Wednesday, July 10, 2013
Temple of Horus at Edfu
Some background: we visited the temple at midnight under May's full moon. Hence the full moon in the painting, although I was so awed by the colossal "supermoon" last month that I took the license to use that instead.
The painting depicts the view of the entryway pylons from inside the temple in the courtyard. This is basically what it looks like, except the Eye of Horus is not on the pylon, and the statue of Horus is elsewhere in the temple (if memory serves, this one is right outside the Hypostyle Hall, but don't quote me on that).
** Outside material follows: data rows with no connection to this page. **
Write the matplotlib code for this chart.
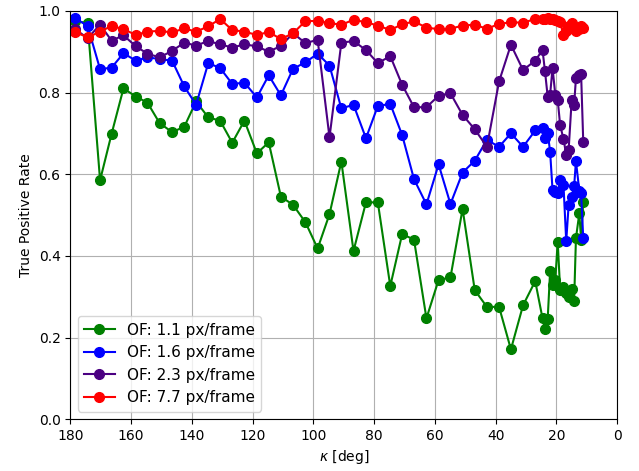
import numpy as np
import matplotlib
matplotlib.use('Agg')
import matplotlib.pyplot as plt

kappa = np.array([178.4, 174.3, 170.2, 166.4, 162.5, 158.4, 154.6, 150.6, 146.5, 142.5,
                  138.6, 134.6, 130.7, 126.7, 122.7, 118.6, 114.7, 110.7, 106.7, 102.6,
                  98.6, 94.7, 90.8, 86.8, 82.7, 78.8, 74.7, 70.8, 66.9, 62.8,
                  58.8, 54.9, 50.9, 46.9, 42.9, 38.9, 35.0, 31.0, 27.0,
                  24.6, 23.8, 22.9, 22.1, 21.3, 20.4, 19.6, 18.8, 17.7, 16.8,
                  16.0, 15.0, 14.2, 13.6, 12.5, 11.9, 11.2])

tpr_11 = [0.975, 0.970, 0.585, 0.699, 0.810, 0.790, 0.775, 0.725, 0.703, 0.716,
          0.778, 0.739, 0.731, 0.677, 0.731, 0.651, 0.678, 0.545, 0.525, 0.482,
          0.418, 0.502, 0.631, 0.412, 0.531, 0.531, 0.326, 0.453, 0.440, 0.247,
          0.341, 0.347, 0.515, 0.316, 0.275, 0.275, 0.171, 0.279, 0.338,
          0.247, 0.220, 0.245, 0.363, 0.328, 0.340, 0.435, 0.316, 0.324, 0.310,
          0.300, 0.320, 0.289, 0.443, 0.504, 0.440, 0.533]

tpr_16 = [0.982, 0.963, 0.857, 0.861, 0.896, 0.878, 0.886, 0.882, 0.878, 0.815,
          0.770, 0.872, 0.860, 0.821, 0.824, 0.788, 0.842, 0.793, 0.858, 0.874,
          0.895, 0.866, 0.761, 0.770, 0.688, 0.767, 0.772, 0.696, 0.588, 0.526,
          0.624, 0.527, 0.604, 0.633, 0.684, 0.667, 0.700, 0.667, 0.707,
          0.712, 0.688, 0.702, 0.655, 0.561, 0.557, 0.553, 0.586, 0.573, 0.436,
          0.525, 0.545, 0.570, 0.632, 0.560, 0.553, 0.443]

tpr_23 = [0.955, 0.933, 0.966, 0.927, 0.940, 0.913, 0.895, 0.886, 0.902, 0.922,
          0.915, 0.926, 0.918, 0.910, 0.918, 0.913, 0.900, 0.914, 0.945, 0.921,
          0.929, 0.690, 0.922, 0.926, 0.904, 0.872, 0.889, 0.819, 0.764, 0.764,
          0.792, 0.798, 0.745, 0.710, 0.667, 0.827, 0.917, 0.855, 0.878,
          0.904, 0.853, 0.790, 0.795, 0.860, 0.795, 0.782, 0.720, 0.686, 0.648,
          0.660, 0.782, 0.770, 0.835, 0.843, 0.845, 0.680]

tpr_77 = [0.948, 0.935, 0.949, 0.963, 0.955, 0.941, 0.949, 0.951, 0.947, 0.957,
          0.949, 0.962, 0.980, 0.953, 0.949, 0.941, 0.948, 0.931, 0.945, 0.975,
          0.975, 0.970, 0.966, 0.978, 0.972, 0.964, 0.953, 0.967, 0.974, 0.959,
          0.955, 0.956, 0.964, 0.966, 0.956, 0.968, 0.972, 0.971, 0.980,
          0.979, 0.981, 0.982, 0.981, 0.980, 0.977, 0.975, 0.972, 0.940, 0.950,
          0.962, 0.970, 0.955, 0.950, 0.955, 0.962, 0.958]

labels = ['OF: 1.1 px/frame', 'OF: 1.6 px/frame', 'OF: 2.3 px/frame', 'OF: 7.7 px/frame']
colors = ['green', 'blue', 'indigo', 'red']

fig, ax = plt.subplots(figsize=(6.39, 4.71), dpi=100)
fig.subplots_adjust(left=0.11, right=0.966, top=0.977, bottom=0.11)

for y, lab, c in zip([tpr_11, tpr_16, tpr_23, tpr_77], labels, colors):
    ax.plot(kappa, y, '-o', color=c, label=lab, markersize=7, linewidth=1.5)

ax.set_xlim(180, 0)
ax.set_ylim(0, 1)
ax.grid(True)
ax.set_xlabel(r'$\kappa$ [deg]')
ax.set_ylabel('True Positive Rate')
ax.legend(loc='lower left', fontsize=11)

fig.savefig('out.png')
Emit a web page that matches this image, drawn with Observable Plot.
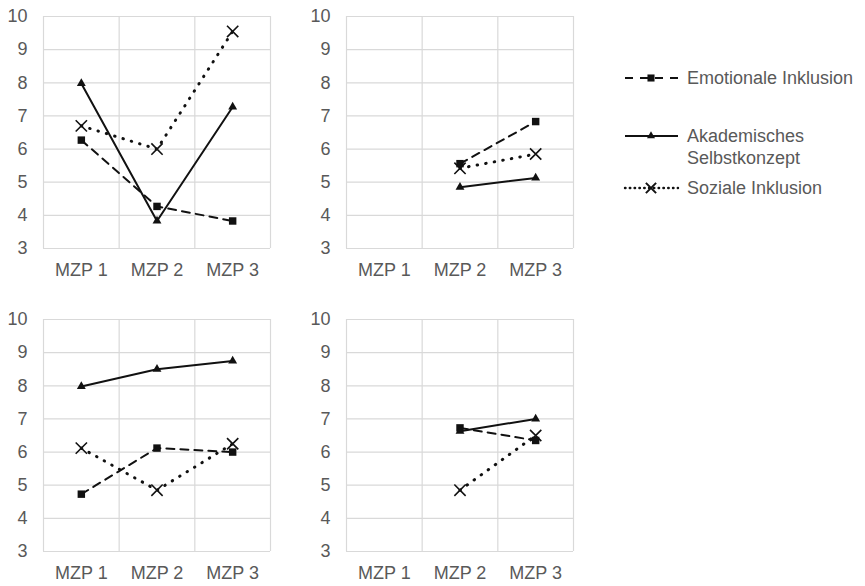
<!DOCTYPE html>
<html>
<head>
<meta charset="utf-8">
<script src="https://cdn.jsdelivr.net/npm/d3@7"></script>
<script src="https://cdn.jsdelivr.net/npm/@observablehq/plot@0.6"></script>
<style>
  html, body { margin: 0; padding: 0; background: #fff; }
  #chart { position: relative; width: 865px; height: 586px; background: #fff; overflow: hidden; }
  #chart > svg, #chart > div { position: absolute; }
</style>
</head>
<body>
<div id="chart"></div>
<script>
// ---------- data ----------
const categories = ["MZP 1", "MZP 2", "MZP 3"];
const seriesNames = ["Emotionale Inklusion", "Akademisches Selbstkonzept", "Soziale Inklusion"];
const yTicks = [3, 4, 5, 6, 7, 8, 9, 10];

// panel 1 (top left)
const p1Emotional = [6.27, 4.27, 3.83];
const p1Akademisch = [7.98, 3.83, 7.27];
const p1Sozial = [6.70, 6.00, 9.55];
// panel 2 (top right)
const p2Emotional = [null, 5.56, 6.83];
const p2Akademisch = [null, 4.85, 5.13];
const p2Sozial = [null, 5.42, 5.85];
// panel 3 (bottom left)
const p3Emotional = [4.73, 6.12, 6.00];
const p3Akademisch = [7.98, 8.50, 8.75];
const p3Sozial = [6.12, 4.85, 6.25];
// panel 4 (bottom right)
const p4Emotional = [null, 6.73, 6.35];
const p4Akademisch = [null, 6.63, 7.00];
const p4Sozial = [null, 4.85, 6.50];

// ---------- styling ----------
const textColor = "#595959";
const gridColor = "#d9d9d9";
const ink = "#111";
const fontFamily = "'Liberation Sans', Arial, sans-serif";

const seriesStyle = {
  "Emotionale Inklusion": {line: {strokeDasharray: "8,6", strokeWidth: 2}, dot: {symbol: "square", r: 4.2, fill: ink, stroke: "none"}},
  "Akademisches Selbstkonzept": {line: {strokeWidth: 2}, dot: {symbol: "triangle", r: 3.3, fill: ink, stroke: "none"}},
  "Soziale Inklusion": {line: {strokeDasharray: "0.5,8.2", strokeWidth: 3, strokeLinecap: "round"}, dot: {symbol: "times", r: 5.2, fill: "none", stroke: ink, strokeWidth: 1.6}}
};

function rowsFor(emo, akad, soz) {
  const rows = [];
  [emo, akad, soz].forEach((vals, si) => {
    vals.forEach((v, ci) => rows.push({series: seriesNames[si], cat: categories[ci], xi: ci + 1, value: v}));
  });
  return rows;
}

const panels = [
  {rows: rowsFor(p1Emotional, p1Akademisch, p1Sozial), left: 0, top: 0},
  {rows: rowsFor(p2Emotional, p2Akademisch, p2Sozial), left: 302.7, top: 0},
  {rows: rowsFor(p3Emotional, p3Akademisch, p3Sozial), left: 0, top: 303},
  {rows: rowsFor(p4Emotional, p4Akademisch, p4Sozial), left: 302.7, top: 303}
];

const chart = document.getElementById("chart");

panels.forEach(p => {
  const marks = [
    Plot.ruleY(yTicks, {stroke: gridColor, strokeWidth: 1.2}),
    Plot.ruleX(d3.range(0.5, categories.length + 1, 1), {stroke: gridColor, strokeWidth: 1.2})
  ];
  seriesNames.forEach(s => {
    const data = p.rows.filter(d => d.series === s);
    const st = seriesStyle[s];
    marks.push(Plot.line(data, {x: "xi", y: "value", stroke: ink, ...st.line}));
  });
  seriesNames.forEach(s => {
    const data = p.rows.filter(d => d.series === s && d.value != null);
    const st = seriesStyle[s];
    marks.push(Plot.dot(data, {x: "xi", y: "value", ...st.dot}));
  });
  const svg = Plot.plot({
    width: 300,
    height: 295,
    marginLeft: 43,
    marginRight: 30,
    marginTop: 16,
    marginBottom: 47,
    style: {fontFamily, fontSize: "18px", color: textColor, background: "transparent", overflow: "visible"},
    x: {type: "linear", domain: [0.5, categories.length + 0.5], ticks: categories.map((c, i) => i + 1),
        tickFormat: d => categories[d - 1], tickSize: 0, tickPadding: 15, label: null},
    y: {type: "linear", domain: [3, 10], ticks: yTicks, tickFormat: d => String(d), tickSize: 0, tickPadding: 16, label: null},
    marks
  });
  svg.style.left = p.left + "px";
  svg.style.top = p.top + "px";
  chart.appendChild(svg);
});

// ---------- legend ----------
const legend = d3.create("svg")
  .attr("width", 265).attr("height", 190)
  .style("left", "600px").style("top", "40px")
  .style("font-family", fontFamily).style("font-size", "18px");

const legendItems = [
  {series: seriesNames[0], y: 38, lines: ["Emotionale Inklusion"], dash: "8,7", width: 2, cap: "butt"},
  {series: seriesNames[1], y: 96, lines: ["Akademisches", "Selbstkonzept"], dash: null, width: 2, cap: "butt"},
  {series: seriesNames[2], y: 148, lines: ["Soziale Inklusion"], dash: "0.5,4.3", width: 2.4, cap: "round"}
];
legendItems.forEach(it => {
  const g = legend.append("g");
  g.append("line").attr("x1", 25).attr("x2", 78).attr("y1", it.y).attr("y2", it.y)
    .attr("stroke", ink).attr("stroke-width", it.width)
    .attr("stroke-dasharray", it.dash).attr("stroke-linecap", it.cap);
  const sym = seriesStyle[it.series].dot;
  const symType = {square: d3.symbolSquare, triangle: d3.symbolTriangle, times: d3.symbolTimes}[sym.symbol];
  const size = sym.symbol === "times" ? 70 : sym.symbol === "square" ? 50 : 28;
  const path = g.append("path").attr("d", d3.symbol(symType, size)()).attr("transform", `translate(51,${it.y})`);
  if (sym.symbol === "times") path.attr("fill", "none").attr("stroke", ink).attr("stroke-width", 2);
  else path.attr("fill", ink);
  it.lines.forEach((t, i) => {
    g.append("text").attr("x", 87).attr("y", it.y + i * 21.5).attr("dy", "0.35em")
      .attr("fill", textColor).text(t);
  });
});
chart.appendChild(legend.node());
</script>
</body>
</html>
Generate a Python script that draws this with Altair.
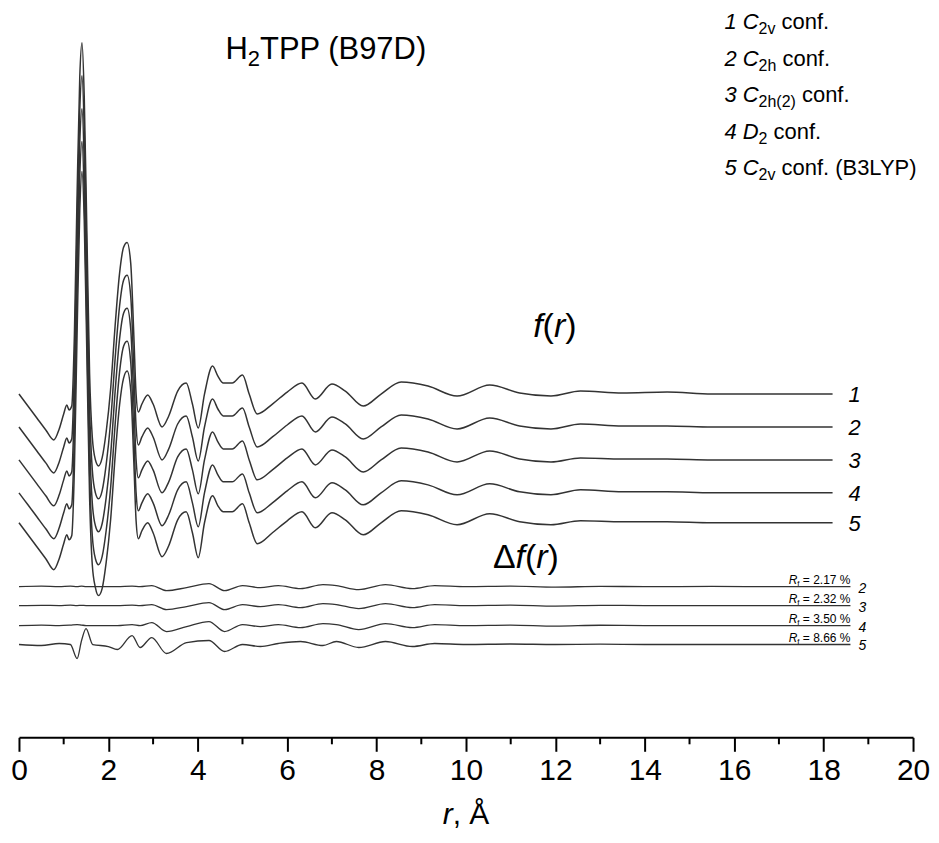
import altair as alt
import pandas as pd

# ---------------- data ----------------
# radial grid for f(r) curves (Å)
R_F = [0.0, 0.2, 0.4, 0.6, 0.78, 0.9, 1.0, 1.07, 1.12, 1.18, 1.24, 1.30, 1.36, 1.41, 1.46, 1.52,
       1.58, 1.64, 1.71, 1.78, 1.86, 1.95, 2.05, 2.15, 2.25, 2.34, 2.42, 2.50, 2.57, 2.62, 2.67,
       2.75, 2.88, 3.0, 3.2, 3.35, 3.55, 3.74, 3.88, 4.01, 4.15, 4.33, 4.45, 4.57, 4.77, 5.0,
       5.15, 5.33, 5.67, 6.0, 6.33, 6.63, 7.0, 7.3, 7.7, 8.1, 8.55, 9.15, 9.8, 10.53, 11.2, 11.9,
       12.56, 13.5, 14.5, 15.5, 16.5, 17.5, 18.2]
F1 = [0, -12, -24, -36, -46, -35, -20, -11, -16, -12, 60, 200, 318, 352, 298, 160,
      20, -43, -66, -72, -64, -38, 5, 68, 121, 147, 152, 131, 58, 0, -18,
      -10, -1, -10, -33, -22, 3, 11, -10, -34, 0, 28, 18, 11, 11, 19,
      0, -20, -10, 2, 11, -5, 10, 3, -12, 0, 12, 8, -2, 9, 1, -2,
      3, 1, 2, 0, 0, 0, 0]
F2 = [0, -12, -24, -36, -46, -35, -20, -11, -16, -12, 60, 200, 318, 352, 298, 160,
      20, -43, -66, -72, -64, -38, 5, 68, 121, 147, 152, 131, 58, 0, -18,
      -10, -1, -10, -33, -22, 3, 11, -10, -34, 0, 28, 18, 11, 11, 19,
      0, -20, -10, 2, 11, -5, 10, 3, -12, 0, 12, 8, -2, 9, 1, -2,
      3, 1, 1, 0, 0, 0, 0]
F3 = [0, -12, -24, -36, -46, -35, -20, -11, -16, -12, 60, 200, 318, 352, 298, 160,
      20, -43, -66, -72, -64, -38, 5, 68, 121, 147, 152, 131, 58, 0, -18,
      -10, -1, -10, -33, -22, 3, 11, -10, -34, 0, 28, 18, 11, 11, 19,
      0, -20, -10, 2, 11, -5, 10, 3, -12, 0, 12, 8, -2, 9, 1, -2,
      2, 1, 1, 0, 0, 0, 0]
F4 = [0, -12, -24, -36, -46, -35, -20, -11, -16, -12, 60, 200, 318, 352, 298, 160,
      20, -43, -66, -72, -64, -38, 5, 68, 121, 147, 152, 131, 58, 0, -18,
      -10, -1, -10, -33, -22, 3, 11, -10, -34, 0, 28, 18, 11, 11, 19,
      0, -20, -10, 2, 11, -5, 10, 3, -12, 0, 12, 8, -2, 9, 1, -2,
      3, 1, 1, 0, 0, 0, 0]
F5 = [0, -12, -24, -36, -47, -36, -21, -12, -17, -13, 55, 190, 313, 352, 303, 165,
      25, -42, -65, -73, -66, -40, 3, 66, 118, 145, 152, 133, 60, 2, -16,
      -8, 0, -10, -34, -23, 3, 11, -10, -35, 0, 27, 17, 11, 11, 19,
      0, -21, -10, 2, 11, -5, 10, 3, -12, 0, 12, 8, -2, 9, 1, -2,
      2, 1, 1, 0, 0, 0, 0]
F_CURVES = [F1, F2, F3, F4, F5]
F_NAMES = ["1", "2", "3", "4", "5"]
F_OFFSETS = [344, 311, 278, 245, 215]

# radial grid for difference curves
R_D = [0, 0.5, 0.9, 1.15, 1.3, 1.4, 1.5, 1.65, 2.0, 2.2, 2.53, 2.71, 2.97, 3.3, 3.75, 4.25,
       4.6, 5.0, 5.4, 5.8, 6.3, 6.8, 7.1, 7.6, 8.2, 8.8, 9.3, 10.0, 11.0, 12.0, 13.0, 14.0,
       15.5, 17.0, 18.6]
D2 = [0, 0.5, 0, 0.5, 0, 0.5, 0, 0, 0, 0, 0.5, 0, 1, -4, -1, 3,
      -4, 1, -1, 1, -2, 2, 1, -3, 2, -2, 1, 0, 0.5, -0.5, 0.3, 0,
      0.2, 0, 0]
D3 = [0, 0.3, 0, 0.5, 0, 0.3, 0, 0, 0, 0, 0.5, 0, 1, -4, -1, 3,
      -4, 1, -1, 1, -2, 2, 1, -3, 2, -2, 1, 0, 0.5, -0.5, 0.3, 0,
      0, 0, 0]
D4 = [0, 0.5, 0, 0.5, 1, 0.5, 0, 0, 0, 0, 1, 0, 3, -6, -1, 4,
      -6, 1, -1, 1, -2, 2, 1, -4, 2, -2, 1, 0, 0.5, -0.5, 0.3, 0,
      0, 0, 0]
D5 = [0, -1, 1, 0, -14, 4, 16, 0, -2, -5, 9, -3, 7, -9, 2, 4,
      -7, 0, -2, 1, 3, -1, 3, -3, 3, -2, 1, 0, 0.5, 0, 0.3, 0,
      0, 0, 0]
D_CURVES = [D2, D3, D4, D5]
D_NAMES = ["2", "3", "4", "5"]
D_RF = ["2.17", "2.32", "3.50", "8.66"]
D_OFFSETS = [151, 132, 112, 93]

X_TICKS = [0, 2, 4, 6, 8, 10, 12, 14, 16, 18, 20]
X_MINOR = [1, 3, 5, 7, 9, 11, 13, 15, 17, 19]

# ---------------- layout ----------------
W, H = 896, 730
PAD_L, PAD_T, PAD_R, PAD_B = 11, 0, 18, 92
X0 = 8 + PAD_L   # page x of plot origin
Y0 = 8 + PAD_T   # page y of plot origin
FONT = "Liberation Sans"
LINE_COLOR = "#333333"

xs = alt.Scale(domain=[0, 20], nice=False, zero=False)
ys = alt.Scale(domain=[0, H], nice=False, zero=False)

rows = []
for name, vals, off in zip(F_NAMES, F_CURVES, F_OFFSETS):
    for r, v in zip(R_F, vals):
        rows.append({"r": r, "y": v + off, "curve": "f" + name})
df_f = pd.DataFrame(rows)
rows = []
for name, vals, off in zip(D_NAMES, D_CURVES, D_OFFSETS):
    for r, v in zip(R_D, vals):
        rows.append({"r": r, "y": v + off, "curve": "d" + name})
df_d = pd.DataFrame(rows)

base_x = alt.X("r:Q", scale=xs,
               axis=alt.Axis(values=X_TICKS, tickSize=14, tickWidth=2, domainWidth=2,
                             domainColor="black", tickColor="black", labelFontSize=30,
                             labelFont=FONT, labelColor="black", labelPadding=4,
                             title=None, grid=False, labelFlush=False, format="d"))
y_enc = alt.Y("y:Q", scale=ys, axis=None)

f_lines = alt.Chart(df_f).mark_line(color=LINE_COLOR, strokeWidth=1.5, interpolate="monotone").encode(
    x=base_x, y=y_enc, detail="curve:N")
d_lines = alt.Chart(df_d).mark_line(color=LINE_COLOR, strokeWidth=1.3, interpolate="monotone").encode(
    x=alt.X("r:Q", scale=xs), y=y_enc, detail="curve:N")

minor = alt.Chart(pd.DataFrame({"r": X_MINOR})).mark_rule(color="black", strokeWidth=2).encode(
    x=alt.X("r:Q", scale=xs), y=alt.value(H), y2=alt.value(H + 7))

# ---------------- text helpers ----------------
WID = {' ': 278, '(': 333, ')': 333, '.': 278, ',': 278, '%': 889, '=': 584, 'A': 667, 'B': 667,
       'C': 722, 'D': 722, 'H': 722, 'L': 556, 'P': 667, 'R': 722, 'T': 611, 'Y': 667, 'c': 500,
       'f': 278, 'h': 556, 'n': 556, 'o': 556, 'r': 333, 'v': 500, 'Å': 667, 'Δ': 668}


def tw(s, size):
    return sum(WID.get(ch, 556) for ch in s) / 1000.0 * size


ONE = alt.Data(values=[{"k": 0}])


def txt(s, x, y, size, italic):
    return alt.Chart(ONE).mark_text(
        align="left", baseline="alphabetic", fontSize=size, font=FONT, color="black",
        fontStyle="italic" if italic else "normal").encode(
        x=alt.value(x - X0), y=alt.value(y - Y0), text=alt.value(s))


def rich(pieces, x, y, anchor="left"):
    total = sum(tw(p[0], p[1]) for p in pieces)
    if anchor == "right":
        x -= total
    elif anchor == "center":
        x -= total / 2
    out = []
    for s, size, italic, dy in pieces:
        core = s.lstrip(" ")
        x += tw(s[:len(s) - len(core)], size)   # leading blanks are collapsed in SVG
        out.append(txt(core.rstrip(" "), x, y + dy, size, italic))
        x += tw(core, size)
    return out


texts = []
# title
texts += rich([("H", 31, False, 0), ("2", 22, False, 7), ("TPP (B97D)", 31, False, 0)], 226, 58)
# legend
LS, SS = 22, 16
leg = [
    [("1 ", LS, True, 0), ("C", LS, True, 0), ("2v", SS, False, 5), (" conf.", LS, False, 0)],
    [("2 ", LS, True, 0), ("C", LS, True, 0), ("2h", SS, False, 5), (" conf.", LS, False, 0)],
    [("3 ", LS, True, 0), ("C", LS, True, 0), ("2h(2)", SS, False, 5), (" conf.", LS, False, 0)],
    [("4 ", LS, True, 0), ("D", LS, True, 0), ("2", SS, False, 5), (" conf.", LS, False, 0)],
    [("5 ", LS, True, 0), ("C", LS, True, 0), ("2v", SS, False, 5), (" conf. (B3LYP)", LS, False, 0)],
]
LEG_BASE = [28, 65, 101, 138, 174]
for line, yb in zip(leg, LEG_BASE):
    texts += rich(line, 726, yb)
# f(r), Δf(r)
texts += rich([("f", 34, True, 0), ("(", 34, False, 0), ("r", 34, True, 0), (")", 34, False, 0)], 556, 337, "center")
texts += rich([("Δ", 34, False, 0), ("f", 34, True, 0), ("(", 34, False, 0), ("r", 34, True, 0), (")", 34, False, 0)], 527, 568, "center")
# axis title
texts += rich([("r", 30, True, 0), (", Å", 30, False, 0)], X0 + W / 2, 825, "center")


def px_x(r):
    return X0 + r / 20.0 * W


def px_y(v):
    return Y0 + H - v


# curve numbers for f(r)
for name, off in zip(F_NAMES, F_OFFSETS):
    texts += rich([(name, 22, True, 0)], px_x(R_F[-1]) + 22, px_y(off) + 8, "center")
# R_f labels and numbers for Δf(r)
end_x = px_x(R_D[-1])
for name, rf, off in zip(D_NAMES, D_RF, D_OFFSETS):
    yb = px_y(off)
    texts += rich([("R", 12, True, 0), ("f", 8, False, 2), (" = " + rf + " %", 12, False, 0)], end_x, yb - 3, "right")
    texts += rich([(name, 14, True, 0)], end_x + 12, yb + 6, "center")

chart = alt.layer(f_lines, d_lines, minor, *texts).properties(
    width=W, height=H,
    background="white",
    autosize=alt.AutoSizeParams(type="none"),
    padding={"left": PAD_L, "top": PAD_T, "right": PAD_R, "bottom": PAD_B},
).configure_view(stroke=None, strokeWidth=0)

chart.save("out.html", embed_options={"renderer": "svg", "actions": False})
The entire temple is all about the triumph of light over dark. In Egyptian mythology, Horus is the son of Osiris and Isis, and he kills his evil uncle Set, who had killed his brother Osiris in a fit of jealousy, cut his body into 14 pieces, and scattered him all over Egypt. Isis patiently goes in search of each piece, conjures Osiris by magic back together, and then Osiris goes on to rule the underworld. Each Egyptian king or pharoah was seen as the falcon god Horus, whose job it was to ensure the protection of Egypt from chaos and the continuation of ma'at (truth, justice, order).
But humankind faces a continual battle over darkness and light--the struggle of the Soul to evolve, be purified, and achieve mastery over our most base, selfish, and materialistic desires. Hence behind Horus I painted his shadow (what can I say, I like Carl Jung), ever present and looming. And hence the entire painting shows the interplay of darks and lights. However, the nighttime light (the moon) dominates the painting to display light's ultimate triumph, keeping darkness and the forces of evil in check. The Eye of Horus, a symbol of protection from dark forces, oversees it all.